Nike cade, ma non affonda. Anzi, reagisce. I risultati del quarto trimestre dell’anno fiscale 2025 – chiuso il 31 maggio – parlano chiaro: le vendite sono scese del 12% su base annua, toccando gli 11,1 miliardi di dollari, il peggior dato trimestrale dal 2022. Ma il mercato si aspettava di peggio. E questa distanza tra attese e realtà è bastata a innescare un rally.
Borse in festa: effetto domino sul settore
A Wall Street, il titolo Nike è schizzato oltre il +11% nell’after-hours di giovedì. A Francoforte, venerdì mattina, ha guadagnato oltre il 9%. Un rimbalzo netto, che ha contagiato tutto il comparto: Adidas ha chiuso a +3%, Puma a +4,5%, mentre JD Sports è salita dell’8% a Londra.
Un entusiasmo che può sembrare paradossale, ma che in Borsa segue una logica ben precisa: se i conti peggiorano meno del previsto e la strategia convince, il premio degli investitori arriva subito.
“Win Now”: la strategia di rilancio
Del resto, la trimestrale non è tutta da archiviare in negativo. I profitti netti sono crollati da 1,5 miliardi a 211 milioni di dollari, è vero, ma Nike ha mostrato segnali di tenuta e rilancio proprio dove serviva: nel posizionamento strategico.
Dal quartier generale dell’Oregon, il nuovo amministratore delegato Elliott Hill – insediato da settembre – ha spinto sull’acceleratore di un piano chiamato “Win Now”, che suona come una dichiarazione d’intenti.
La casa dello Swoosh ha scelto di puntare con forza sul cuore sportivo del brand, investendo di più nel segmento running – tra i pochi in crescita a doppia cifra – e lanciando una poderosa offensiva sul fronte marketing (+15% la spesa nell’ultimo trimestre).

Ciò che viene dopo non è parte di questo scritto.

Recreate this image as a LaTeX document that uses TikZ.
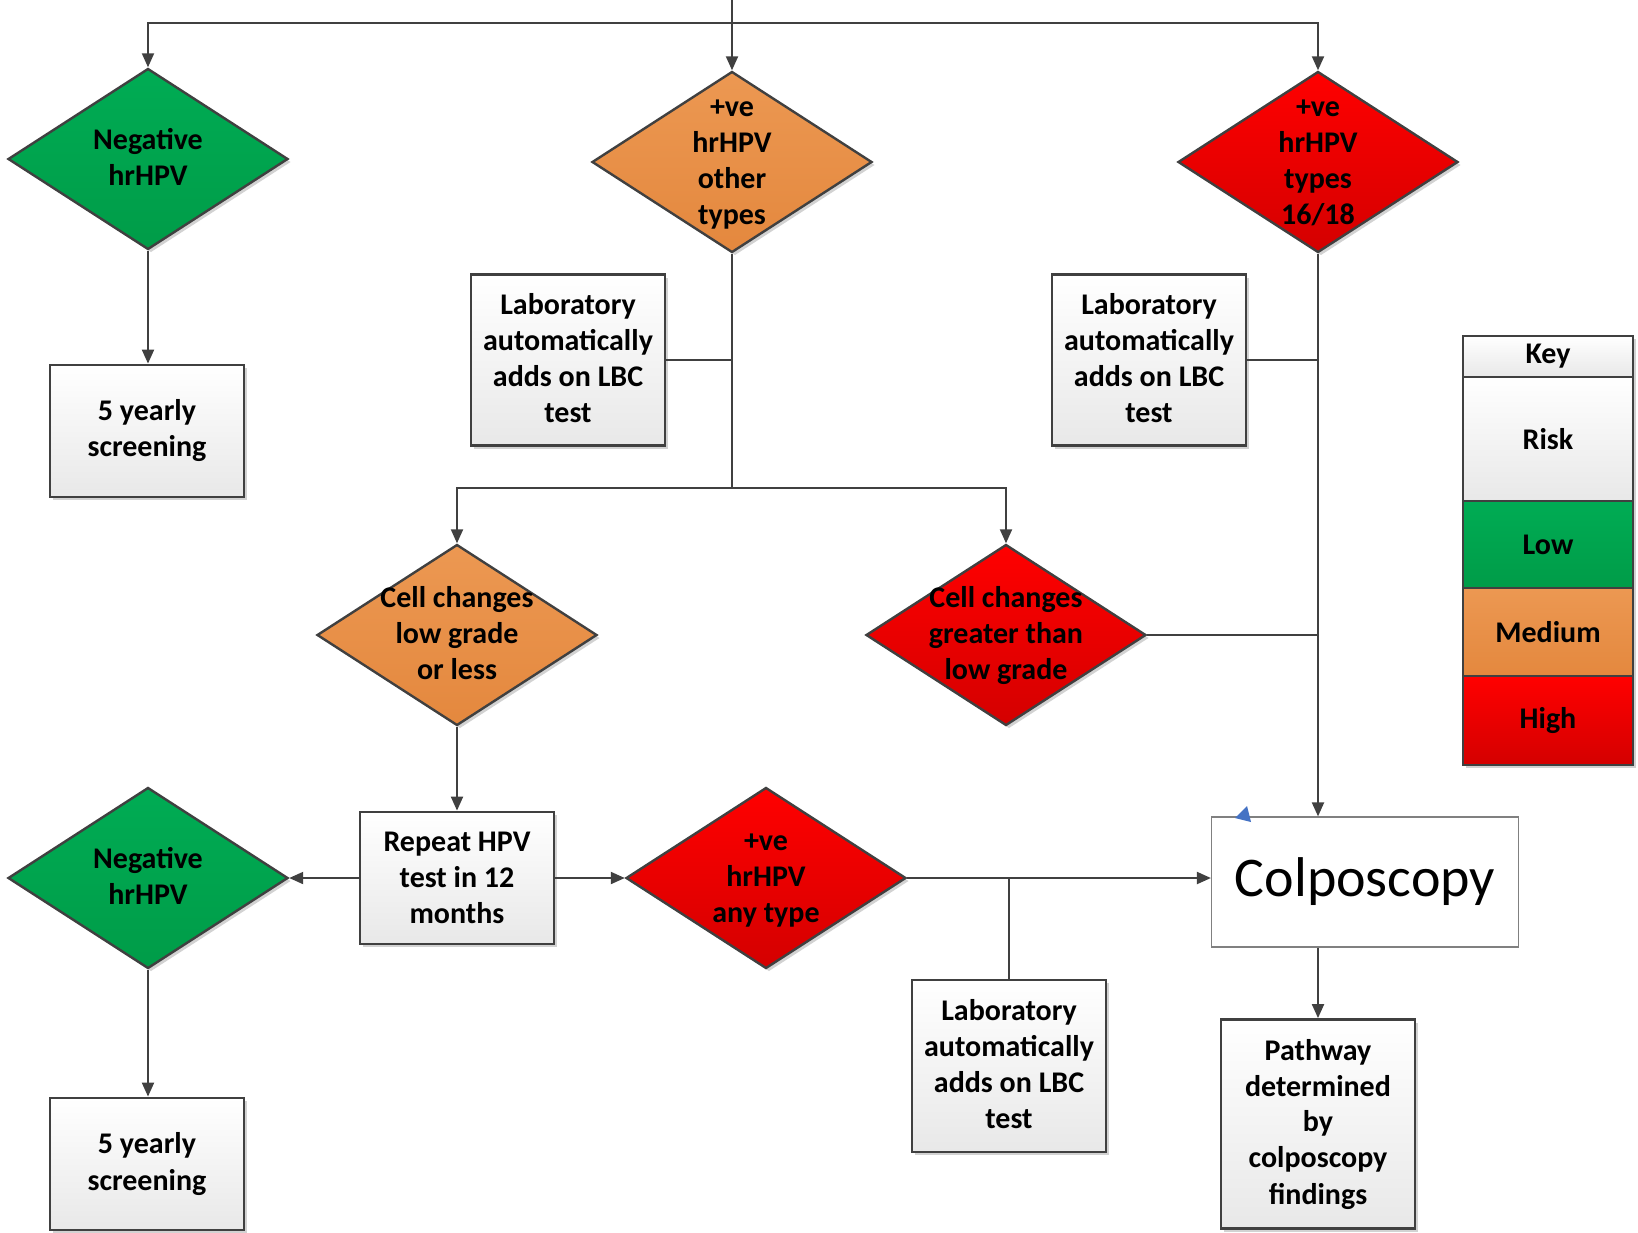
\documentclass[tikz,border=0pt]{standalone}
\usepackage{fontspec}
\setmainfont{Carlito}
\usetikzlibrary{shapes.geometric,arrows.meta,shadows}
\definecolor{lowtop}{RGB}{0,172,84}
\definecolor{lowbot}{RGB}{0,156,72}
\definecolor{medtop}{RGB}{236,152,82}
\definecolor{medbot}{RGB}{228,136,62}
\definecolor{hightop}{RGB}{255,0,0}
\definecolor{highbot}{RGB}{212,0,0}
\definecolor{edge}{RGB}{64,64,64}
\definecolor{tick}{RGB}{68,114,196}
\newcommand{\dtext}[1]{\smash{\makebox[0pt]{\raisebox{-4pt}{\begin{tabular}{@{}c@{}}#1\end{tabular}}}}}
\begin{document}
\begin{tikzpicture}[x=0.5pt,y=-0.5pt,
    font=\fontsize{15}{18}\selectfont\bfseries,
    shade/.style={drop shadow={shadow xshift=1.5pt,shadow yshift=-1.5pt,fill=black!35,opacity=.5}},
    box/.style={rectangle,draw=edge,line width=1.4pt,top color=white,bottom color=black!9,
      align=center,inner sep=2pt,minimum width=97pt,minimum height=66pt,shade},
    dia/.style={diamond,draw=edge,line width=1.2pt,inner sep=0pt,
      minimum width=140pt,minimum height=90.5pt,shade},
    low/.style={dia,top color=lowtop,bottom color=lowbot},
    med/.style={dia,top color=medtop,bottom color=medbot},
    high/.style={dia,top color=hightop,bottom color=highbot},
    keybox/.style={box,minimum width=85pt},
    line/.style={draw=edge,line width=1pt},
    arr/.style={line,-{Triangle[length=7pt,width=6pt]}}]
  \useasboundingbox (0,0) rectangle (1638,1232);

  % diamonds
  \node[low]  (d1) at (148,159)  {\dtext{Negative\\hrHPV}};
  \node[med]  (d2) at (732,162)  {\dtext{+ve\\hrHPV\\other\\types}};
  \node[high] (d3) at (1318,162) {\dtext{+ve\\hrHPV\\types\\16/18}};
  \node[med]  (d4) at (457,635)  {\dtext{Cell changes\\low grade\\or less}};
  \node[high] (d5) at (1006,635) {\dtext{Cell changes\\greater than\\low grade}};
  \node[low]  (d6) at (148,878)  {\dtext{Negative\\hrHPV}};
  \node[high] (d7) at (766,878)  {\dtext{+ve\\hrHPV\\any type}};

  % boxes
  \node[box] (b1) at (147,431) {5 yearly\\screening};
  \node[box,minimum height=85.5pt] (lab1) at (568,360) {Laboratory\\automatically\\adds on LBC\\test\rule{0pt}{0pt}\vspace{2pt}};
  \node[box,minimum height=85.5pt] (lab2) at (1149,360) {Laboratory\\automatically\\adds on LBC\\test\vspace{2pt}};
  \node[box] (rep) at (457,878) {Repeat HPV\\test in 12\\months};
  \node[box] (b2) at (147,1164) {5 yearly\\screening};
  \node[box,minimum height=86pt] (lab3) at (1009,1066) {Laboratory\\automatically\\adds on LBC\\test\vspace{2pt}};
  \node[box,minimum height=104.5pt] (path) at (1318,1124) {Pathway\\determined\\by\\colposcopy\\findings};
  \node[draw=black!50,line width=0.6pt,fill=white,minimum width=153.5pt,minimum height=65pt,
    font=\fontsize{28}{32}\selectfont\mdseries] (colpo) at (1365,882) {\raisebox{-3pt}{Colposcopy}};
  \fill[tick] (1235,818) -- (1247,806) -- (1251,822) -- cycle;

  % key
  \node[keybox,minimum height=20.5pt] (k0) at (1548,356.5) {Key};
  \node[keybox,minimum height=62pt] (k1) at (1548,439) {Risk};
  \node[keybox,minimum height=43.5pt,top color=lowtop,bottom color=lowbot] (k2) at (1548,544.5) {Low};
  \node[keybox,minimum height=44pt,top color=medtop,bottom color=medbot] (k3) at (1548,632) {Medium};
  \node[keybox,minimum height=44.5pt,top color=hightop,bottom color=highbot] (k4) at (1548,720.5) {High};

  % connectors
  \coordinate (top) at (732,0);
  \coordinate (split) at (732,23);
  \coordinate (split2) at (732,488);
  \draw[arr] (top) -- (d2.north);
  \draw[arr] (split) -| (d1.north);
  \draw[arr] (split) -| (d3.north);
  \draw[arr] (d1.south) -- (d1.south |- b1.north);
  \draw[line] (lab1.east) -- (lab1.east -| d2.south);
  \draw[line] (d2.south) -- (split2);
  \draw[arr] (split2) -| (d4.north);
  \draw[arr] (split2) -| (d5.north);
  \draw[line] (lab2.east) -- (lab2.east -| d3.south);
  \draw[arr] (d3.south) -- (d3.south |- colpo.north);
  \draw[line] (d5.east) -- (d5.east -| d3.south);
  \draw[arr] (d4.south) -- (rep.north);
  \draw[arr] (rep.west) -- (d6.east);
  \draw[arr] (rep.east) -- (d7.west);
  \draw[arr] (d6.south) -- (d6.south |- b2.north);
  \draw[arr] (d7.east) -- (d7.east -| colpo.west);
  \draw[line] (lab3.north) -- (lab3.north |- d7.east);
  \draw[arr] (colpo.south -| path.north) -- (path.north);
\end{tikzpicture}
\end{document}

Meno Cina, più flessibilità produttiva
C’è poi la questione della produzione. Nike sta progressivamente riducendo la propria esposizione manifatturiera in Cina, oggi pari al 16% delle importazioni totali USA, con l’obiettivo dichiarato di riportarla in area “single digit” già entro la fine dell’anno fiscale 2026.
Una mossa non solo simbolica, ma strategica, nel contesto delle tensioni commerciali con Pechino e della crescente attenzione alle catene di fornitura più resilienti.
Prospettive e incognite
Le previsioni per il primo trimestre del nuovo esercizio sembrano confermare l’impostazione: i vertici stimano un calo delle vendite più contenuto – nell’ordine del 4–5% – rispetto al crollo a doppia cifra appena registrato. Anche i margini, pur sotto pressione, potrebbero iniziare a stabilizzarsi.
Ma non mancano le incognite. Le vendite in Cina sono in netto affanno (–21% nell’ultimo trimestre), e il peso delle tariffe USA – se non alleggerito da nuovi accordi – rischia di penalizzare la competitività del gruppo. A ciò si sommano i costi interni della ristrutturazione e l’inevitabile sfida nel rilanciare alcune linee di prodotto oggi in difficoltà.
Il mercato premia il coraggio
Eppure, l’impressione è che Nike stia affrontando la crisi di maturità del proprio ciclo con strumenti nuovi. Il mercato, per ora, le concede fiducia. E premia un piano industriale che, tra segnali di riposizionamento e uno storytelling ben costruito, sembra voler trasformare la caduta in slancio.